From: Alexander Terekhov
Subject: Re: Copyright Misuse Doctrine in Apple v. Psystar
Date: Mon, 02 Mar 2009 16:02:24 +0100

Rahul Dhesi wrote:
> didn't see, how that applies to a clear written license that repeatedly
> says "provided that".

"It is undoubtedly true, as claimed by appellant, that stipulations in a
contract are not construed as conditions precedent unless that
construction is made necessary by the terms of the contract. ( Deacon v.
Blodget, 111 Cal. 418, [44 Pac. 159]; Antonelle v. Lumber Co., 140 Cal.
318, [73 Pac. 966].) There are also well considered cases holding that
provided does not necessarily impose a condition. In Hartung v. Witte,
59 Wis. 285, [18 N. W. 177], it is said: 'But the words, "upon the
express condition," as here used, or the words "if it shall so happen"
or "provided however" and the like do not always make a condition, and
it is often a nice question to determine whether it is a condition or a
covenant and courts always construe similar clauses in a deed as
covenants rather than as conditions, if they can reasonably do so.' (2
Washburn on Real Property, 4.) 

"In Stanley v. Colt, 72 U.S. 119, [18 L. Ed. 502], it is declared that
'The word provided though an appropriate word to constitute a common law
condition does not invariably and of necessity do so. On the contrary,
it may give way to the intent of the party as gathered from an
examination of the whole instrument, and be taken as expressing a
limitation in trust.' 

"Similarly in Woodruff v. Woodruff, 44 N. J. Eq. 353, [16 Atl. 6, 1 L.
R. A. 380], it is said: 'While the words "provided nevertheless" and
"upon the following conditions" are appropriate words to create a
condition, they do not of necessity create such an estate. They and
similar words, will give way when the intention of the grantor as
manifested by the whole deed, is otherwise, and they have frequently
been explained and applied as expressing simply a covenant or a
limitation in trust.' 

"Indeed, the decisions are uniform to the point that, while ordinarily
the word 'provided' indicates that a condition follows, as expressed in
Boston S. and D. v.
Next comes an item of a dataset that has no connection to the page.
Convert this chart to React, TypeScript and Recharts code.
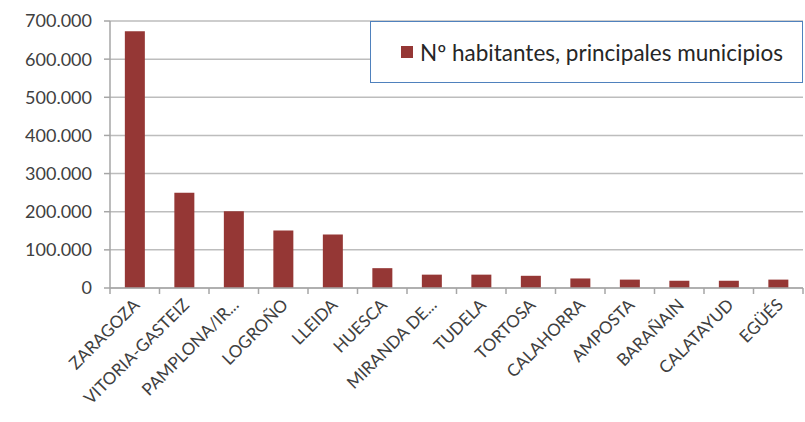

Thomas, 59 Kan. 470, [53 Pac. 472], 'there is no
magic in the term, and the clause in a contract is to be construed from
the words employed and from the purpose of the parties, gathered from
the whole instrument.' 


(GNG is a derecursive recursive derecursion which pwns GNU since it can 
be infinitely looped as GNGNGNGNG...NGNGNG... and can be said backwards 
too, whereas GNU cannot.)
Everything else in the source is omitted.